Records supplied
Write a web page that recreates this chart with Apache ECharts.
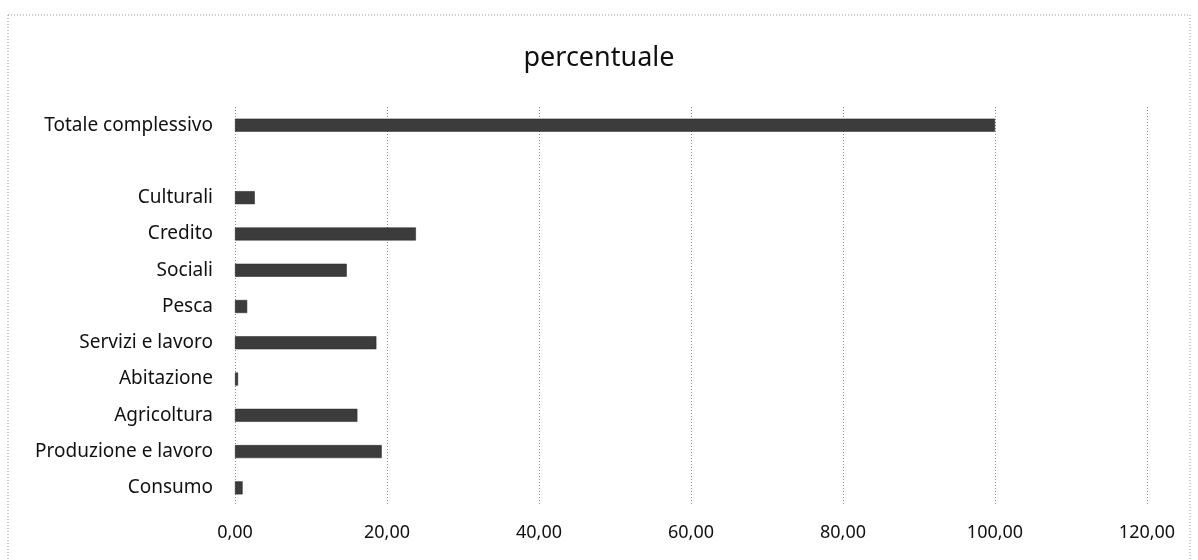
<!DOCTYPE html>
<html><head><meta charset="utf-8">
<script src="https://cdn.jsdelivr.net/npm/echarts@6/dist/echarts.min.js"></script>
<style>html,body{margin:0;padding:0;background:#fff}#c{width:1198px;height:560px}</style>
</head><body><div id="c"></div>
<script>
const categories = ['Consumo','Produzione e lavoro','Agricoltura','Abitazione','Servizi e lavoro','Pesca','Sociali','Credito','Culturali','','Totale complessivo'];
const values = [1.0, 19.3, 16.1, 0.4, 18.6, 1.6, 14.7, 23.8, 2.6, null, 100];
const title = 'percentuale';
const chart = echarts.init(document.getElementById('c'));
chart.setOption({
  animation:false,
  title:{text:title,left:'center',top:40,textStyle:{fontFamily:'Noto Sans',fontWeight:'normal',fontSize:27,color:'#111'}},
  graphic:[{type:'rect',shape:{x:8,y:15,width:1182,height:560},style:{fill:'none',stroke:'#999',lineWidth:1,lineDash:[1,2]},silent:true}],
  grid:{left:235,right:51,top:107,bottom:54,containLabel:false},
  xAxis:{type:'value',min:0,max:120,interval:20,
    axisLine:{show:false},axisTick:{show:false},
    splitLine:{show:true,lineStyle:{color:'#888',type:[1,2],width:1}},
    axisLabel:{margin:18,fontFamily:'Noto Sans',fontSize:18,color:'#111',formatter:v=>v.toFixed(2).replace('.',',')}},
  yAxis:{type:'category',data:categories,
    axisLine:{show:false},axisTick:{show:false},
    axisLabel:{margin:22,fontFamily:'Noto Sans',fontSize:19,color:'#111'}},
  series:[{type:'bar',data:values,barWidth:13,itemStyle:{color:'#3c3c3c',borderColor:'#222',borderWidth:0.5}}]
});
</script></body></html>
...
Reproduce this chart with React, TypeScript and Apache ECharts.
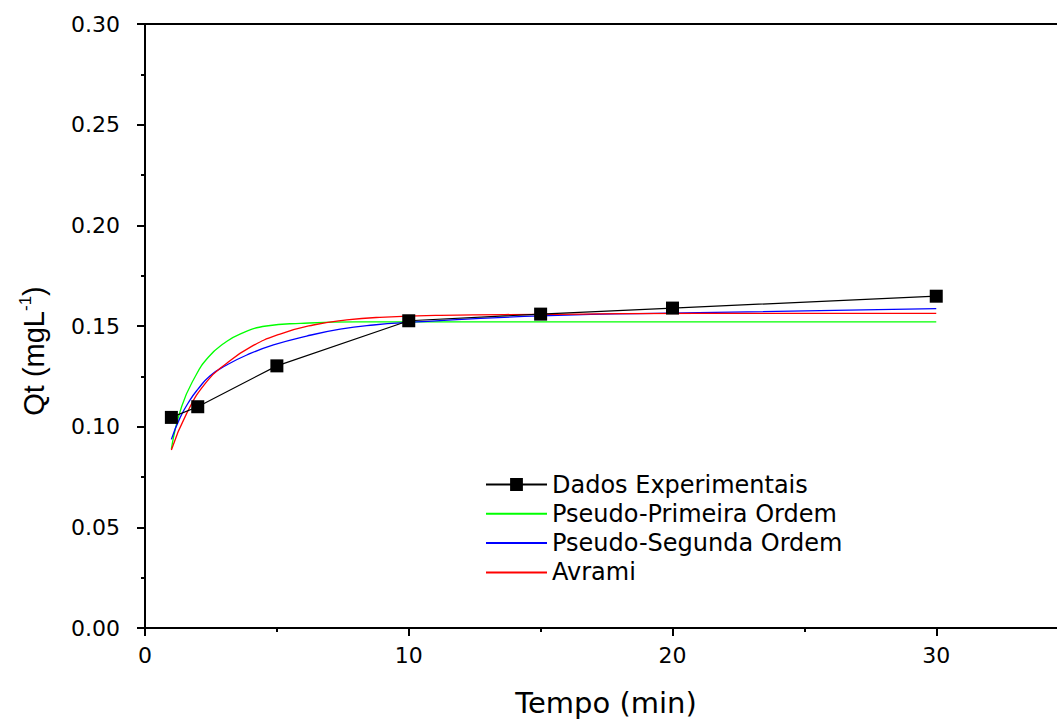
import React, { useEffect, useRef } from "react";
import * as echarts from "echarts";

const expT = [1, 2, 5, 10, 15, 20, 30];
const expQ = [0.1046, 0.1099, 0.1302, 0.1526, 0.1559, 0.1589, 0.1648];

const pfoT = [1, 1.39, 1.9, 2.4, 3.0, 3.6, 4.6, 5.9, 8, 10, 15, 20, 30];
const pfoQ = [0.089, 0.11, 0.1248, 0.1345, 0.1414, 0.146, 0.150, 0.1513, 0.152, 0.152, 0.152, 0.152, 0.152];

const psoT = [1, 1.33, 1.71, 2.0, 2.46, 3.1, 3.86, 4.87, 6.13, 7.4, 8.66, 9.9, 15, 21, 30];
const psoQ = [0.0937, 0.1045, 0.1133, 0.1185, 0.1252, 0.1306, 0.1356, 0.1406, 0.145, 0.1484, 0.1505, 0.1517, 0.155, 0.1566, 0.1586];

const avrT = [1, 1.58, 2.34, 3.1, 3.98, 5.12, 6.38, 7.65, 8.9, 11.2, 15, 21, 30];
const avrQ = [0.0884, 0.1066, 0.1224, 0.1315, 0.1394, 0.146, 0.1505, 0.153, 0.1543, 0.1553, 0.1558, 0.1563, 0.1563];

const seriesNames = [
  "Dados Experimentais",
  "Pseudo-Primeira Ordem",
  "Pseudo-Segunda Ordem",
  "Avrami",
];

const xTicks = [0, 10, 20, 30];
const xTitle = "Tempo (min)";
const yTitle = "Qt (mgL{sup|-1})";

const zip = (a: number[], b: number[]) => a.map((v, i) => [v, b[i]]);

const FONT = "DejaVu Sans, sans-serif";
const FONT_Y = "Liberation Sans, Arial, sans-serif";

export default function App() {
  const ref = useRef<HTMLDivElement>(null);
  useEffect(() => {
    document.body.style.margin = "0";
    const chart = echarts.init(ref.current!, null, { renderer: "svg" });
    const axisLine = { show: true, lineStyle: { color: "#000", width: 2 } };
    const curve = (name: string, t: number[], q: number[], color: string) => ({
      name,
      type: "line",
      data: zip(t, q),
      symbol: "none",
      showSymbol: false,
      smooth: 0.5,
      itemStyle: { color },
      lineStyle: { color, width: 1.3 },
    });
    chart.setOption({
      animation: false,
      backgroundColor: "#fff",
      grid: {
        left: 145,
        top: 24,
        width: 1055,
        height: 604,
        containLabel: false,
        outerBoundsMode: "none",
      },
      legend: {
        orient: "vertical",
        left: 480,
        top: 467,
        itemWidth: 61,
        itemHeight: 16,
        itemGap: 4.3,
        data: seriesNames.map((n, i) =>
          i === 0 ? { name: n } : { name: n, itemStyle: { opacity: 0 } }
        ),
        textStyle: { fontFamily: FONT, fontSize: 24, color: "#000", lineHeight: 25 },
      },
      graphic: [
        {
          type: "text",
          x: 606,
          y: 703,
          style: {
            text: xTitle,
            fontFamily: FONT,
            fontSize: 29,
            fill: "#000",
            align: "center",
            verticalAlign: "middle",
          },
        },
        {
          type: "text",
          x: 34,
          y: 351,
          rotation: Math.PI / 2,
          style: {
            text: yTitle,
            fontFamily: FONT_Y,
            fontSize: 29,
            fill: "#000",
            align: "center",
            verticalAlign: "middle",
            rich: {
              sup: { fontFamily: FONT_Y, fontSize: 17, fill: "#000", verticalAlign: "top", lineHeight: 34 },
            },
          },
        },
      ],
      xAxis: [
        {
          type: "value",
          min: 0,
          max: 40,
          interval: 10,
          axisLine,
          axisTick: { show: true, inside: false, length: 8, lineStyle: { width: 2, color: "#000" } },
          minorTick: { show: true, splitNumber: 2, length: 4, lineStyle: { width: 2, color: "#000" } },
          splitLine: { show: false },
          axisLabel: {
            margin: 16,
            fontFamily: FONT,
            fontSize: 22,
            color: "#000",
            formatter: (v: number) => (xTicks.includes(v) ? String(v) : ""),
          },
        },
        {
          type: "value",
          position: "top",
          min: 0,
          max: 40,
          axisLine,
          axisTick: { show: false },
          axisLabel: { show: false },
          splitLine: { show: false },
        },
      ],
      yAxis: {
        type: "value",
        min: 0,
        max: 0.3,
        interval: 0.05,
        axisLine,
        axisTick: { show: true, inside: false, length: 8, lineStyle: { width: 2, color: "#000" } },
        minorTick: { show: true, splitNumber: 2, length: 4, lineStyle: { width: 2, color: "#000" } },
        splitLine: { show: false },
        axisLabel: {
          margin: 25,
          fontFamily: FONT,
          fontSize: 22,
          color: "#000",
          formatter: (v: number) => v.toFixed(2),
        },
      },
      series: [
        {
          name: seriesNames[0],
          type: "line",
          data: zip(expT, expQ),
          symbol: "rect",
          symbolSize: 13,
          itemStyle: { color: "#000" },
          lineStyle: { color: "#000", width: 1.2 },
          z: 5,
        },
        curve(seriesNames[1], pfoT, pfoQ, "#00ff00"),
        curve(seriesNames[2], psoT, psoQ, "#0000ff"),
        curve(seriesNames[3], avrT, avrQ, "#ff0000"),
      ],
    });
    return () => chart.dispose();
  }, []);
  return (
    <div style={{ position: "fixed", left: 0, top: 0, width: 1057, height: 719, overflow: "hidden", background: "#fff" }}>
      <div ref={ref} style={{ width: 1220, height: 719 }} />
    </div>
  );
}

Stated task
Copy every line that contains the string "React".

Task output
Reproduce this chart with React, TypeScript and Apache ECharts.
import React, { useEffect, useRef } from "react";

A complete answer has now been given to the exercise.